Exercise prompt: All material below is to be reproduced exactly.

Begin

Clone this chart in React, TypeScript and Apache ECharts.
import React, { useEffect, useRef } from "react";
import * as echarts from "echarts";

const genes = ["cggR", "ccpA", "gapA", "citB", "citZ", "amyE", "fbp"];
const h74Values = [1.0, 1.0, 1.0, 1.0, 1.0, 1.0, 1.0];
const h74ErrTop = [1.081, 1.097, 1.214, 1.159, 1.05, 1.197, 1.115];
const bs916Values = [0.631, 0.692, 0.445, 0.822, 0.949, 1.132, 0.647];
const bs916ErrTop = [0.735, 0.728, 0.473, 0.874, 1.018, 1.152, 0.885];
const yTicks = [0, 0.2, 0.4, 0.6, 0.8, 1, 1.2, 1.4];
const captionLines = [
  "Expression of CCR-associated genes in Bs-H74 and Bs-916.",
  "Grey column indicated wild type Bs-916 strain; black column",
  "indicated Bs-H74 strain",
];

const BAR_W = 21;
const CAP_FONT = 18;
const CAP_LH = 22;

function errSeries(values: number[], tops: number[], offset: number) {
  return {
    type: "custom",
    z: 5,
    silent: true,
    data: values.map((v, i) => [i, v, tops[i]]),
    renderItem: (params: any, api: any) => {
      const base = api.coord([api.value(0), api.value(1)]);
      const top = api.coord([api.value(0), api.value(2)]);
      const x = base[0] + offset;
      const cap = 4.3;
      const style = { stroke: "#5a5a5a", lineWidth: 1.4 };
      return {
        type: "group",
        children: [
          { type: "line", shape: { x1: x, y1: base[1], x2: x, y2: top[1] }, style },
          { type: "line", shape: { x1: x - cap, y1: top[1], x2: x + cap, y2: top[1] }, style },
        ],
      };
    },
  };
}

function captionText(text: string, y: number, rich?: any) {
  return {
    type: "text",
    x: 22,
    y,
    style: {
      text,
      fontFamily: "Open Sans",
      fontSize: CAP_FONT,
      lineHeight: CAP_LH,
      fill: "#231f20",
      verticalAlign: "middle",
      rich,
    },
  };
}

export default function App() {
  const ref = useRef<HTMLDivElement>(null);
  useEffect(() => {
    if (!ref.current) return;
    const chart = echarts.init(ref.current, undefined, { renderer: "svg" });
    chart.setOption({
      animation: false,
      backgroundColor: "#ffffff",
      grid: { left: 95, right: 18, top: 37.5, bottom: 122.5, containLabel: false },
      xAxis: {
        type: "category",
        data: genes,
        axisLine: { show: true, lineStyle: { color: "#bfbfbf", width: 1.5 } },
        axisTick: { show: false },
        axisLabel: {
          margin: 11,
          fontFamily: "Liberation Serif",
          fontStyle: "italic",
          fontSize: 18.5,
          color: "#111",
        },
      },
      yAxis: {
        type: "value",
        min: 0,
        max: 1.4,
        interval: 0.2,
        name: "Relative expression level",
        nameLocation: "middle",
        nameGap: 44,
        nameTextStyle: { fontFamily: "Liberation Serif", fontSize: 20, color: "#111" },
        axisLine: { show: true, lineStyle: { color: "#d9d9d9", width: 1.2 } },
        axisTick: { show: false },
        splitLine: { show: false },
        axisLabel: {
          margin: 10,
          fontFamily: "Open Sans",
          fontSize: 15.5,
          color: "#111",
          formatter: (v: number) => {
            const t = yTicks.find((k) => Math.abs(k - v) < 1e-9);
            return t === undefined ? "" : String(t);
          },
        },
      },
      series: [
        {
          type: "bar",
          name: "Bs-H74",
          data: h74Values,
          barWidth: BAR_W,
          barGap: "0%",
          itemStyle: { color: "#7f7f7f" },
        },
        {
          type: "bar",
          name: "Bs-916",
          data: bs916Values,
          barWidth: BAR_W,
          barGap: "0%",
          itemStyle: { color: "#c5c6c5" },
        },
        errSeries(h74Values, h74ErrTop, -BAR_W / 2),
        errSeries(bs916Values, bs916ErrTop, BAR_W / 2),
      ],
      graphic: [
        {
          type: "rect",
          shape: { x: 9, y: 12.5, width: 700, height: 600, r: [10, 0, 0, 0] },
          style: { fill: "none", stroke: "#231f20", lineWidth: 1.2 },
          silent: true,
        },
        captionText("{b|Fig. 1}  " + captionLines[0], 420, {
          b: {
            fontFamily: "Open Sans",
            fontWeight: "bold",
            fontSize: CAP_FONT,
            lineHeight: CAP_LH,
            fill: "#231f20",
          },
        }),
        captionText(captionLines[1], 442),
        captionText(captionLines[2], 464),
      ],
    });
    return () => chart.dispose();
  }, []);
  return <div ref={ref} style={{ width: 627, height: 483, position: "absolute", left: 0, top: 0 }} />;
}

End

Solution to the problem:
Clone this chart in React, TypeScript and Apache ECharts.
import React, { useEffect, useRef } from "react";
import * as echarts from "echarts";

const genes = ["cggR", "ccpA", "gapA", "citB", "citZ", "amyE", "fbp"];
const h74Values = [1.0, 1.0, 1.0, 1.0, 1.0, 1.0, 1.0];
const h74ErrTop = [1.081, 1.097, 1.214, 1.159, 1.05, 1.197, 1.115];
const bs916Values = [0.631, 0.692, 0.445, 0.822, 0.949, 1.132, 0.647];
const bs916ErrTop = [0.735, 0.728, 0.473, 0.874, 1.018, 1.152, 0.885];
const yTicks = [0, 0.2, 0.4, 0.6, 0.8, 1, 1.2, 1.4];
const captionLines = [
  "Expression of CCR-associated genes in Bs-H74 and Bs-916.",
  "Grey column indicated wild type Bs-916 strain; black column",
  "indicated Bs-H74 strain",
];

const BAR_W = 21;
const CAP_FONT = 18;
const CAP_LH = 22;

function errSeries(values: number[], tops: number[], offset: number) {
  return {
    type: "custom",
    z: 5,
    silent: true,
    data: values.map((v, i) => [i, v, tops[i]]),
    renderItem: (params: any, api: any) => {
      const base = api.coord([api.value(0), api.value(1)]);
      const top = api.coord([api.value(0), api.value(2)]);
      const x = base[0] + offset;
      const cap = 4.3;
      const style = { stroke: "#5a5a5a", lineWidth: 1.4 };
      return {
        type: "group",
        children: [
          { type: "line", shape: { x1: x, y1: base[1], x2: x, y2: top[1] }, style },
          { type: "line", shape: { x1: x - cap, y1: top[1], x2: x + cap, y2: top[1] }, style },
        ],
      };
    },
  };
}

function captionText(text: string, y: number, rich?: any) {
  return {
    type: "text",
    x: 22,
    y,
    style: {
      text,
      fontFamily: "Open Sans",
      fontSize: CAP_FONT,
      lineHeight: CAP_LH,
      fill: "#231f20",
      verticalAlign: "middle",
      rich,
    },
  };
}

export default function App() {
  const ref = useRef<HTMLDivElement>(null);
  useEffect(() => {
    if (!ref.current) return;
    const chart = echarts.init(ref.current, undefined, { renderer: "svg" });
    chart.setOption({
      animation: false,
      backgroundColor: "#ffffff",
      grid: { left: 95, right: 18, top: 37.5, bottom: 122.5, containLabel: false },
      xAxis: {
        type: "category",
        data: genes,
        axisLine: { show: true, lineStyle: { color: "#bfbfbf", width: 1.5 } },
        axisTick: { show: false },
        axisLabel: {
          margin: 11,
          fontFamily: "Liberation Serif",
          fontStyle: "italic",
          fontSize: 18.5,
          color: "#111",
        },
      },
      yAxis: {
        type: "value",
        min: 0,
        max: 1.4,
        interval: 0.2,
        name: "Relative expression level",
        nameLocation: "middle",
        nameGap: 44,
        nameTextStyle: { fontFamily: "Liberation Serif", fontSize: 20, color: "#111" },
        axisLine: { show: true, lineStyle: { color: "#d9d9d9", width: 1.2 } },
        axisTick: { show: false },
        splitLine: { show: false },
        axisLabel: {
          margin: 10,
          fontFamily: "Open Sans",
          fontSize: 15.5,
          color: "#111",
          formatter: (v: number) => {
            const t = yTicks.find((k) => Math.abs(k - v) < 1e-9);
            return t === undefined ? "" : String(t);
          },
        },
      },
      series: [
        {
          type: "bar",
          name: "Bs-H74",
          data: h74Values,
          barWidth: BAR_W,
          barGap: "0%",
          itemStyle: { color: "#7f7f7f" },
        },
        {
          type: "bar",
          name: "Bs-916",
          data: bs916Values,
          barWidth: BAR_W,
          barGap: "0%",
          itemStyle: { color: "#c5c6c5" },
        },
        errSeries(h74Values, h74ErrTop, -BAR_W / 2),
        errSeries(bs916Values, bs916ErrTop, BAR_W / 2),
      ],
      graphic: [
        {
          type: "rect",
          shape: { x: 9, y: 12.5, width: 700, height: 600, r: [10, 0, 0, 0] },
          style: { fill: "none", stroke: "#231f20", lineWidth: 1.2 },
          silent: true,
        },
        captionText("{b|Fig. 1}  " + captionLines[0], 420, {
          b: {
            fontFamily: "Open Sans",
            fontWeight: "bold",
            fontSize: CAP_FONT,
            lineHeight: CAP_LH,
            fill: "#231f20",
          },
        }),
        captionText(captionLines[1], 442),
        captionText(captionLines[2], 464),
      ],
    });
    return () => chart.dispose();
  }, []);
  return <div ref={ref} style={{ width: 627, height: 483, position: "absolute", left: 0, top: 0 }} />;
}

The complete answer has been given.